MUMBAI India's Kotak Mahindra Bank Ltd forecast a decline in bad loans and provisioning costs and a pick up in credit growth this financial year after reporting a better-than-expected 40 percent rise in fourth-quarter profit on Thursday.
Kotak Mahindra -- the fourth-biggest private sector lender in the country by assets but the third most-valuable with a market capitalisation of more than $25 billion -- posted net profit of 9.76 billion rupees ($152 million) for the three months to March 31, ahead of analysts' estimates of 9.38 billion rupees.
Its bad loans, however, ticked up to represent 2.59 percent of total loans as of the end of March from 2.42 percent three months ago.
Billionaire Uday Kotak, the biggest shareholder and the chief executive of the bank, predicted better days ahead for the lender which has seen its bad loans rising since its $2.4 billion acquisition of smaller rival ING Vysya in 2015 in India's biggest banking sector takeover.
He said the impact of the deal had been almost fully absorbed by this point.
"We have come virtually to the end of recognition of that stress as of March 31, 2017," Kotak told a news conference.
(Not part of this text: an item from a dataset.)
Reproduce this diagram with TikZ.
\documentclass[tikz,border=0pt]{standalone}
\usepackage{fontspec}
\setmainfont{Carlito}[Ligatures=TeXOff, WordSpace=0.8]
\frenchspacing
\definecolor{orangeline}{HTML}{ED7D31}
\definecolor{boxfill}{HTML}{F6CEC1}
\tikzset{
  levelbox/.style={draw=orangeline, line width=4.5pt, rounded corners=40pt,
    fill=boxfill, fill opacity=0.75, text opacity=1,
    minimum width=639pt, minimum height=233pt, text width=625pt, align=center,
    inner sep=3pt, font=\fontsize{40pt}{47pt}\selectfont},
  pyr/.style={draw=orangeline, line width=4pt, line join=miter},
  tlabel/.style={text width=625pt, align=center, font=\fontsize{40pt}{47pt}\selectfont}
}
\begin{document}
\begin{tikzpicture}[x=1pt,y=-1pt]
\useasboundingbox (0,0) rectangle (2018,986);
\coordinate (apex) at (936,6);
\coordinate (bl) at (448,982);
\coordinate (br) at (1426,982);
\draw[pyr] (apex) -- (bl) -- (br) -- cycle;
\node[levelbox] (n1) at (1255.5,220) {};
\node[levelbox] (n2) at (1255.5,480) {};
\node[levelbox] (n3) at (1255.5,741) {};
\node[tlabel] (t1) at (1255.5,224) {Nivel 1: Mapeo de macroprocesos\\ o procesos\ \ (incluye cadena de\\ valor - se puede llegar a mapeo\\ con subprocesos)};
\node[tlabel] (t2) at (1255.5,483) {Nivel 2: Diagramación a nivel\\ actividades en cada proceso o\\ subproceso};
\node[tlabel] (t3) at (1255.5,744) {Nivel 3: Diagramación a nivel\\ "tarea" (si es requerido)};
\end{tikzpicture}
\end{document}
Kotak said he expected a declining trend in provisioning costs, or credit costs, to continue, without giving a specific guidance. For the year to March, the bank's credit cost fell to 61 basis points from 82 basis points in the previous year.
The bank's loans grew at about 20 percent in the March quarter, at a faster pace than 15 percent for the full financial year. Kotak said he expected loan growth in the current financial year to be broadly in line with the pace last quarter.
The bank's board last month approved a major fund-raising plan to pay for potential acquisitions among other things amid speculation that the lender is eyeing to take over larger rival Axis Bank.
Kotak, who has previously neither confirmed nor denied Axis talks, said on Thursday that they were looking at "a lot of inorganic opportunities".
Axis has dismissed takeover speculation.
An Indian government agency and state-owned insurance companies that together own about 30 percent of Axis hold the key for any bid to succeed.